**Request**
Print exactly, please, the lines from the top of the entries below up to and including the line with "import numpy as np", and nothing else; pictures are excluded.

Charts and diagrams as code:
· · ·

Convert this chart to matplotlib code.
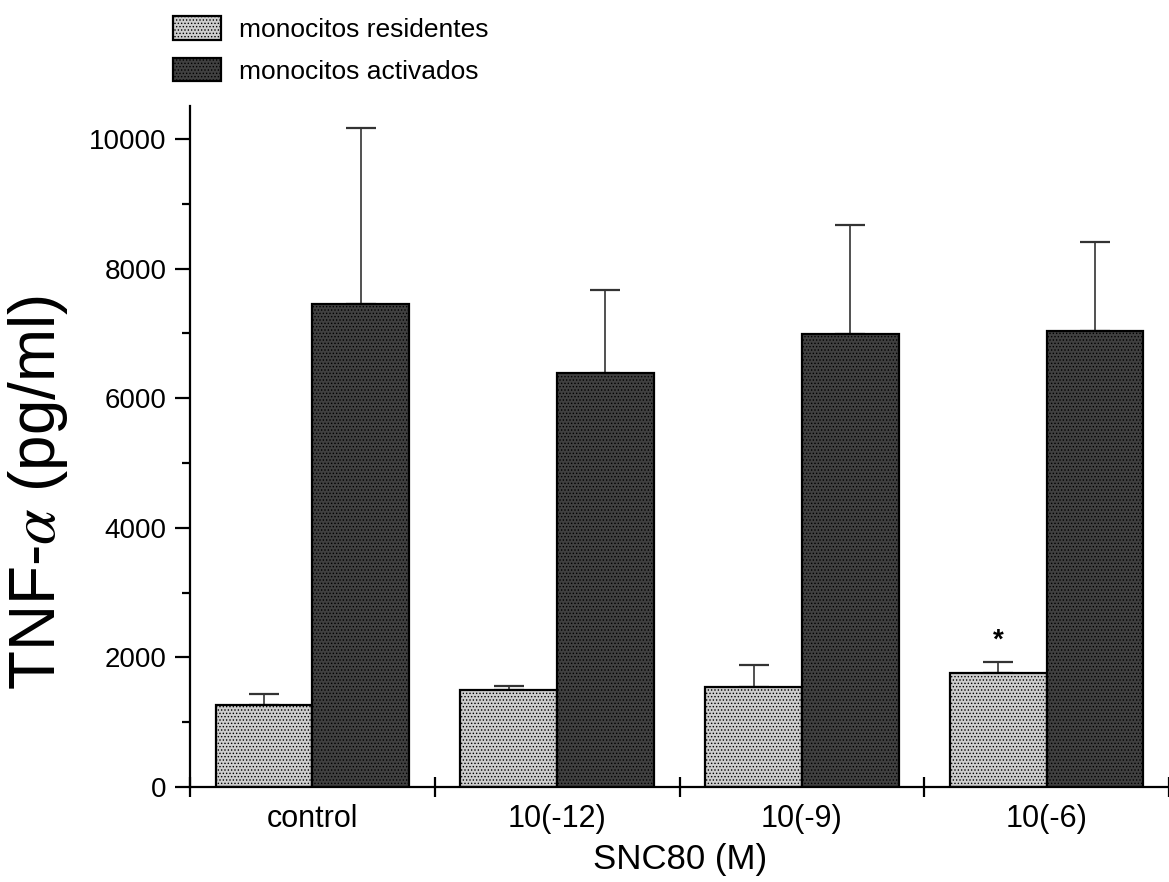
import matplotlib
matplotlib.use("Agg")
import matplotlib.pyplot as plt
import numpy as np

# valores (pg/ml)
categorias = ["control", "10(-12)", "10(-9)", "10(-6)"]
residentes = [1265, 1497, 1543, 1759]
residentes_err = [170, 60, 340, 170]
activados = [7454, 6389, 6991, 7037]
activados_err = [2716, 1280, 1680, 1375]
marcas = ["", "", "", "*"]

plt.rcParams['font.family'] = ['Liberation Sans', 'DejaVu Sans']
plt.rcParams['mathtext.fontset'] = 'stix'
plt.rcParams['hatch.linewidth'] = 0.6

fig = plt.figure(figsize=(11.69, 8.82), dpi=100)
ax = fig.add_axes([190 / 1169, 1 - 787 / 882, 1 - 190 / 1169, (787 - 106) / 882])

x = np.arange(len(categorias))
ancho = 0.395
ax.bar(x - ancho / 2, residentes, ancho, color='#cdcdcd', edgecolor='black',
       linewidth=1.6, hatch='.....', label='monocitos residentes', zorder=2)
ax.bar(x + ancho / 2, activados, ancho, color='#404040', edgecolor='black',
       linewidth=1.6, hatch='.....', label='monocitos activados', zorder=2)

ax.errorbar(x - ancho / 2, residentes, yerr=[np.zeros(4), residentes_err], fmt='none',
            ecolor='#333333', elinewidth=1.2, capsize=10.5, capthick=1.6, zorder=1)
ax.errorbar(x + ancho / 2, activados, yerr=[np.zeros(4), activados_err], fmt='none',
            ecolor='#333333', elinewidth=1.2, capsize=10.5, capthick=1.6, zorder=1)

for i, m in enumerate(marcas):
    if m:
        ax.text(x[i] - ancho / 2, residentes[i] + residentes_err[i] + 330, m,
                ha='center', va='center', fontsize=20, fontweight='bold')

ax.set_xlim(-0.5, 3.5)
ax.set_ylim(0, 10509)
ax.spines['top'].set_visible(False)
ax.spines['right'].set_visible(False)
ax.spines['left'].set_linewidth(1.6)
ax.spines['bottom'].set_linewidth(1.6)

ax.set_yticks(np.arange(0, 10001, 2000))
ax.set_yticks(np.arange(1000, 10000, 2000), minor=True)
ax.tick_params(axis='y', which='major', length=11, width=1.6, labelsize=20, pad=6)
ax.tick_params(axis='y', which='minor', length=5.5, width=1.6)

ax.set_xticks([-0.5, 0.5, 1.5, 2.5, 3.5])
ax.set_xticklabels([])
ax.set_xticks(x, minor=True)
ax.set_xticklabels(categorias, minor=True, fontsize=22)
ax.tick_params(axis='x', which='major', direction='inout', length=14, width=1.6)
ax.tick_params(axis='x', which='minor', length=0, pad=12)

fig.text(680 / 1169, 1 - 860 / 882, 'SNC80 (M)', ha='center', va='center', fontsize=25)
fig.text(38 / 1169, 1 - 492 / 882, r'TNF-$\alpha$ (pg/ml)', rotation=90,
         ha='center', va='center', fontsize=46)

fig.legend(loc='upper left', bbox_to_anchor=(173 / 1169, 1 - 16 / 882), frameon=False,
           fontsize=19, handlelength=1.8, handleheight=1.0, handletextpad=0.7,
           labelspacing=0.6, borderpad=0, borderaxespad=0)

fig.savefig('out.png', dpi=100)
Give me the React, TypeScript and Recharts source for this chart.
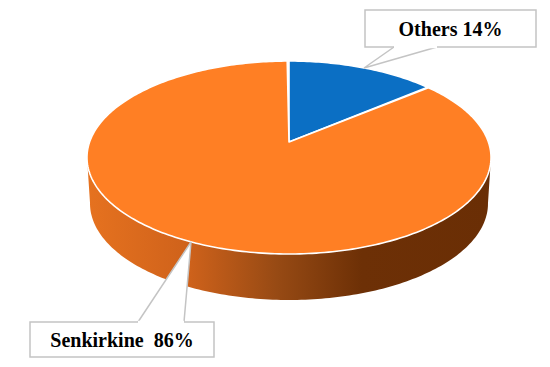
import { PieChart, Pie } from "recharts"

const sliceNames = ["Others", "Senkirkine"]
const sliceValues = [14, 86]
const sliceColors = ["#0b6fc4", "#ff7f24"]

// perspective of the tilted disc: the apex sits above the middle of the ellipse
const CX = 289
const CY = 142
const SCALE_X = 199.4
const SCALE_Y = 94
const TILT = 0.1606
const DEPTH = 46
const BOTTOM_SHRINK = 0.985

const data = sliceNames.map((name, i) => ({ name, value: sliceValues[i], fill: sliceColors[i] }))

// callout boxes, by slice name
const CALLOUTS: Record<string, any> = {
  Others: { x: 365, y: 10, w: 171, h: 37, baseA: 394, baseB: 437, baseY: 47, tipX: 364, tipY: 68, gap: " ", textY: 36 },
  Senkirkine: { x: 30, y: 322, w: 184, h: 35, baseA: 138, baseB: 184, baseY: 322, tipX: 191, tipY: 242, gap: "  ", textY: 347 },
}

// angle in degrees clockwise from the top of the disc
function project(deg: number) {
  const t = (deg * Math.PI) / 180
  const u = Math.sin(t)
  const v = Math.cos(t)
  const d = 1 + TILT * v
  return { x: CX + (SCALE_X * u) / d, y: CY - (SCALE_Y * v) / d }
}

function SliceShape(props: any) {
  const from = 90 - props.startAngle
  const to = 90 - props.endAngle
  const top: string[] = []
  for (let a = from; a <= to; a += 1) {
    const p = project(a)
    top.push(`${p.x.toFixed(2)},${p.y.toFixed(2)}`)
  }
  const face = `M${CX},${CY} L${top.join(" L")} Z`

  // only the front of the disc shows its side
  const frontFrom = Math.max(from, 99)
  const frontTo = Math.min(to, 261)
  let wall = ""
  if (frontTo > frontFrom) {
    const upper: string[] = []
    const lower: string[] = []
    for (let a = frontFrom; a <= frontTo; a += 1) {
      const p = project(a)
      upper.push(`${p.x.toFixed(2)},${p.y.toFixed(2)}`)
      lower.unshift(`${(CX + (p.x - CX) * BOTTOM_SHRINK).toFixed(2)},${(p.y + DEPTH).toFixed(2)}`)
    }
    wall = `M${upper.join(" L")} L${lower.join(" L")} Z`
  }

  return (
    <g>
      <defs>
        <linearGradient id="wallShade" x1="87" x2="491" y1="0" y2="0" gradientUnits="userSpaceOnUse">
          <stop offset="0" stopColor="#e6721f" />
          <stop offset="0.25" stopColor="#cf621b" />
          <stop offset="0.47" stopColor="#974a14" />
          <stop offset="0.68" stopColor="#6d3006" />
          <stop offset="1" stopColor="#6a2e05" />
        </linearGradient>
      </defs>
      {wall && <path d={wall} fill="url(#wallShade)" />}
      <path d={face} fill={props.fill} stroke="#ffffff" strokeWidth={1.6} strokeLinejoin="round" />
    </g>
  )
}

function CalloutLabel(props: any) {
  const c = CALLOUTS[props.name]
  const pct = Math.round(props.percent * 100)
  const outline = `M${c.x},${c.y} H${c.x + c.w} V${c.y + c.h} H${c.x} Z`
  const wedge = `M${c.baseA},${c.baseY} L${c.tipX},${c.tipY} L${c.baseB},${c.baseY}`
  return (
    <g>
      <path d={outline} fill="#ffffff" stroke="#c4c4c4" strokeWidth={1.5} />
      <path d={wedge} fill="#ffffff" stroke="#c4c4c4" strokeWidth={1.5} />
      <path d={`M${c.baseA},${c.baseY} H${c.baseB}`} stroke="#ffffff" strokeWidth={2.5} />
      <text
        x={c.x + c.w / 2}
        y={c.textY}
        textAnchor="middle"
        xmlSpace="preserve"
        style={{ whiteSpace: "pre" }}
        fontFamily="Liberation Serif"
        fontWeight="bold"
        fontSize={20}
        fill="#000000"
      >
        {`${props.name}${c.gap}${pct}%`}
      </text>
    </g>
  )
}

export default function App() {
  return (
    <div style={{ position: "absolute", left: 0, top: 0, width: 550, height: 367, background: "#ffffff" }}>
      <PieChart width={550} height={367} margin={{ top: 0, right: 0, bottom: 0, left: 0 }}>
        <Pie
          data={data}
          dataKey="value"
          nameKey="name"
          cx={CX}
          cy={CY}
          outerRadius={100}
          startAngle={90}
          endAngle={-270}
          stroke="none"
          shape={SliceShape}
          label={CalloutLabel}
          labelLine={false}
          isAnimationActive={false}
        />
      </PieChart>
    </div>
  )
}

· · ·

**Solution for this problem**
Convert this chart to matplotlib code.
import matplotlib
matplotlib.use("Agg")
import matplotlib.pyplot as plt
import numpy as np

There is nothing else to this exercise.